══ Records supplied

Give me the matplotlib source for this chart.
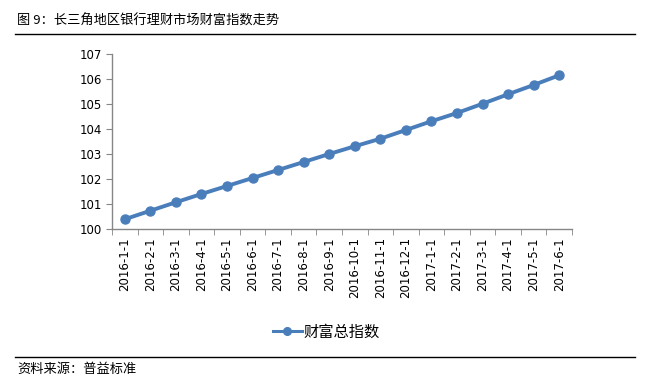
import numpy as np
import matplotlib
matplotlib.use("Agg")
import matplotlib.pyplot as plt
from matplotlib.lines import Line2D

plt.rcParams['font.family'] = ['Noto Sans CJK SC', 'DejaVu Sans']

# Datos
fechas = ["2016-1-1", "2016-2-1", "2016-3-1", "2016-4-1", "2016-5-1", "2016-6-1",
          "2016-7-1", "2016-8-1", "2016-9-1", "2016-10-1", "2016-11-1", "2016-12-1",
          "2017-1-1", "2017-2-1", "2017-3-1", "2017-4-1", "2017-5-1", "2017-6-1"]
indice = [100.39, 100.73, 101.07, 101.40, 101.72, 102.04, 102.36, 102.68, 103.00,
          103.31, 103.61, 103.96, 104.31, 104.64, 105.01, 105.39, 105.76, 106.15]
serie = "财富总指数"
titulo = "图 9：长三角地区银行理财市场财富指数走势"
fuente = "资料来源：普益标准"

color = "#4A7EBB"
gris = "#868686"

fig = plt.figure(figsize=(6.5, 3.88), dpi=100)
ax = fig.add_axes([112 / 650, 1 - 229 / 388, (572 - 112) / 650, (229 - 54) / 388])

x = np.arange(len(fechas))
ax.plot(x, indice, "-o", color=color, linewidth=2.8, markersize=6.5, label=serie)

ax.set_xlim(-0.5, len(fechas) - 0.5)
ax.set_ylim(100, 107)
ax.set_yticks(range(100, 108))
ax.set_xticks(x)
ax.set_xticklabels(fechas, rotation=90, fontsize=8.5, family=['DejaVu Sans'])
ax.set_xticks(np.arange(-0.5, len(fechas)), minor=True)
ax.tick_params(axis="x", which="major", length=0, pad=6)
ax.tick_params(axis="x", which="minor", length=4, color=gris, direction="out")
ax.tick_params(axis="y", length=4, color=gris, labelsize=8.5)
for lab in ax.get_yticklabels():
    lab.set_family(['DejaVu Sans'])
for s in ["top", "right"]:
    ax.spines[s].set_visible(False)
for s in ["left", "bottom"]:
    ax.spines[s].set_color(gris)
    ax.spines[s].set_linewidth(1)

handle = Line2D([], [], color=color, marker="o", linewidth=2.2, markersize=5.5)
fig.legend([handle], [serie], loc="center", bbox_to_anchor=(326 / 650, 1 - 332 / 388),
           frameon=False, fontsize=11, handlelength=1.9, handletextpad=0.1)

fig.text(17 / 650, 1 - 21 / 388, titulo, fontsize=9.5, va="center", ha="left")
fig.add_artist(Line2D([15 / 650, 635 / 650], [1 - 34 / 388] * 2, color="black", linewidth=1))
fig.add_artist(Line2D([15 / 650, 635 / 650], [1 - 357 / 388] * 2, color="black", linewidth=1))
fig.text(17 / 650, 1 - 369 / 388, fuente, fontsize=9.5, va="center", ha="left")

plt.savefig("out.png", dpi=100)
plt.close()
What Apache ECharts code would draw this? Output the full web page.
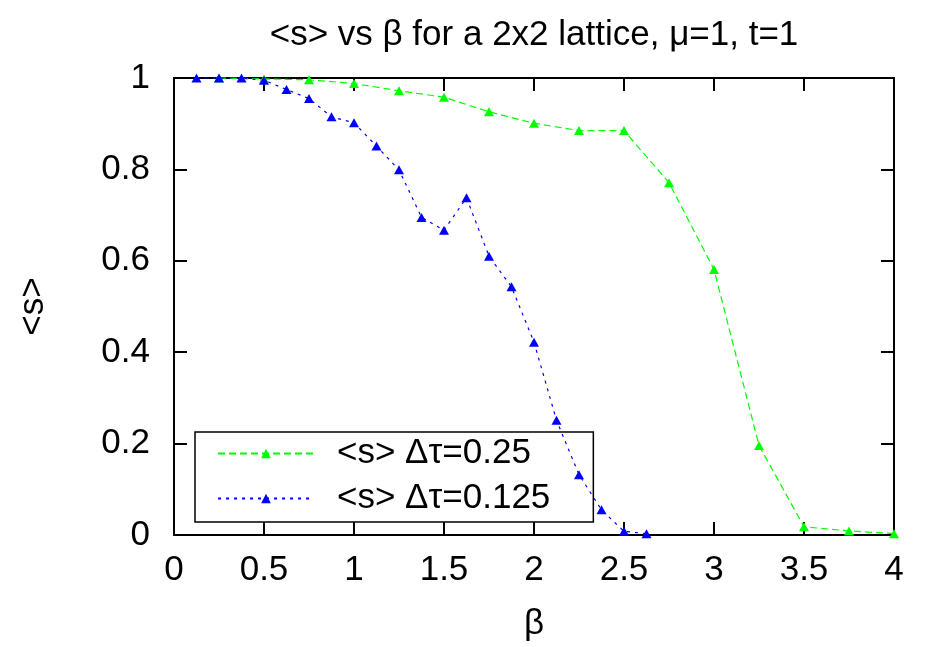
<!DOCTYPE html>
<html>
<head>
<meta charset="utf-8">
<script src="https://cdn.jsdelivr.net/npm/echarts@6/dist/echarts.min.js"></script>
<style>
  html, body { margin: 0; padding: 0; background: #fff; }
  #chart { width: 925px; height: 647px; }
</style>
</head>
<body>
<div id="chart"></div>
<script>
// <s> 随 beta 变化, 两种 Δτ
const betaCoarse = [0.25, 0.5, 0.75, 1.0, 1.25, 1.5, 1.75, 2.0, 2.25, 2.5, 2.75, 3.0, 3.25, 3.5, 3.75, 4.0];
const sCoarse = [1.0, 0.998, 0.996, 0.988, 0.972, 0.958, 0.926, 0.901, 0.885, 0.885, 0.771, 0.581, 0.196, 0.018, 0.009, 0.003];

const betaFine = [0.125, 0.25, 0.375, 0.5, 0.625, 0.75, 0.875, 1.0, 1.125, 1.25, 1.375, 1.5, 1.625,
  1.75, 1.875, 2.0, 2.125, 2.25, 2.375, 2.5, 2.625];
const sFine = [1.0, 1.0, 1.0, 0.995, 0.975, 0.955, 0.915, 0.902, 0.851, 0.799, 0.695, 0.667, 0.738,
  0.61, 0.543, 0.422, 0.251, 0.132, 0.055, 0.008, 0.003];

const font = "'Liberation Sans', Arial, sans-serif";
const fs = 35;

const chart = echarts.init(document.getElementById("chart"));

const pairs = (xs, ys) => xs.map((x, i) => [x, ys[i]]);

// 四周都有刻度 (gnuplot 风格)
const tickStyle = { inside: true, length: 13, lineStyle: { color: "#000", width: 2 } };
const lineStyle = { color: "#000", width: 2 };

const option = {
  animation: false,
  backgroundColor: "#fff",
  title: {
    text: "<s> vs β for a 2x2 lattice, μ=1, t=1",
    left: 529,
    textAlign: "center",
    top: 13,
    textStyle: { fontFamily: font, fontSize: fs, fontWeight: "normal", color: "#000" }
  },
  grid: { left: 174, right: 31, top: 78, bottom: 109 },
  legend: {
    orient: "vertical",
    left: 195,
    top: 432,
    itemWidth: 96,
    itemHeight: 12,
    itemGap: 10,
    padding: [4, 43, 6, 22],
    borderColor: "#000",
    borderWidth: 1.5,
    textStyle: { fontFamily: font, fontSize: fs, color: "#000", padding: [0, 0, 0, 18] },
    data: ["<s> Δτ=0.25", "<s> Δτ=0.125"]
  },
  xAxis: [
    {
      type: "value",
      min: 0, max: 4, interval: 0.5,
      name: "β",
      nameLocation: "middle",
      nameGap: 72,
      nameTextStyle: { fontFamily: font, fontSize: fs, color: "#000" },
      axisLine: { onZero: false, lineStyle },
      axisTick: tickStyle,
      axisLabel: { fontFamily: font, fontSize: fs, color: "#000", margin: 18 },
      splitLine: { show: false }
    },
    {
      type: "value", position: "top",
      min: 0, max: 4, interval: 0.5,
      axisLine: { onZero: false, lineStyle },
      axisTick: tickStyle,
      axisLabel: { show: false },
      splitLine: { show: false }
    }
  ],
  yAxis: [
    {
      type: "value",
      min: 0, max: 1, interval: 0.2,
      name: "<s>",
      nameLocation: "middle",
      nameGap: 123,
      nameTextStyle: { fontFamily: font, fontSize: fs, color: "#000" },
      axisLine: { show: true, onZero: false, lineStyle },
      axisTick: tickStyle,
      axisLabel: { fontFamily: font, fontSize: fs, color: "#000", margin: 24 },
      splitLine: { show: false }
    },
    {
      type: "value", position: "right",
      min: 0, max: 1, interval: 0.2,
      axisLine: { show: true, onZero: false, lineStyle },
      axisTick: tickStyle,
      axisLabel: { show: false },
      splitLine: { show: false }
    }
  ],
  series: [
    {
      name: "<s> Δτ=0.25",
      type: "line",
      data: pairs(betaCoarse, sCoarse),
      symbol: "triangle",
      symbolSize: [10, 9],
      itemStyle: { color: "#00ff00" },
      lineStyle: { color: "#00ff00", width: 1.2, type: [7, 4] },
      clip: false
    },
    {
      name: "<s> Δτ=0.125",
      type: "line",
      data: pairs(betaFine, sFine),
      symbol: "triangle",
      symbolSize: [10, 9],
      itemStyle: { color: "#0000ff" },
      lineStyle: { color: "#0000ff", width: 1.2, type: [3, 5] },
      clip: false
    }
  ]
};

chart.setOption(option);
</script>
</body>
</html>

════

Problem requirements :: Copy only the lines above from the one containing "What Apache ECharts" through the one containing "const fs = 35;", both included. Leave out the pictures.

Written answer ::
What Apache ECharts code would draw this? Output the full web page.
<!DOCTYPE html>
<html>
<head>
<meta charset="utf-8">
<script src="https://cdn.jsdelivr.net/npm/echarts@6/dist/echarts.min.js"></script>
<style>
  html, body { margin: 0; padding: 0; background: #fff; }
  #chart { width: 925px; height: 647px; }
</style>
</head>
<body>
<div id="chart"></div>
<script>
// <s> 随 beta 变化, 两种 Δτ
const betaCoarse = [0.25, 0.5, 0.75, 1.0, 1.25, 1.5, 1.75, 2.0, 2.25, 2.5, 2.75, 3.0, 3.25, 3.5, 3.75, 4.0];
const sCoarse = [1.0, 0.998, 0.996, 0.988, 0.972, 0.958, 0.926, 0.901, 0.885, 0.885, 0.771, 0.581, 0.196, 0.018, 0.009, 0.003];

const betaFine = [0.125, 0.25, 0.375, 0.5, 0.625, 0.75, 0.875, 1.0, 1.125, 1.25, 1.375, 1.5, 1.625,
  1.75, 1.875, 2.0, 2.125, 2.25, 2.375, 2.5, 2.625];
const sFine = [1.0, 1.0, 1.0, 0.995, 0.975, 0.955, 0.915, 0.902, 0.851, 0.799, 0.695, 0.667, 0.738,
  0.61, 0.543, 0.422, 0.251, 0.132, 0.055, 0.008, 0.003];

const font = "'Liberation Sans', Arial, sans-serif";
const fs = 35;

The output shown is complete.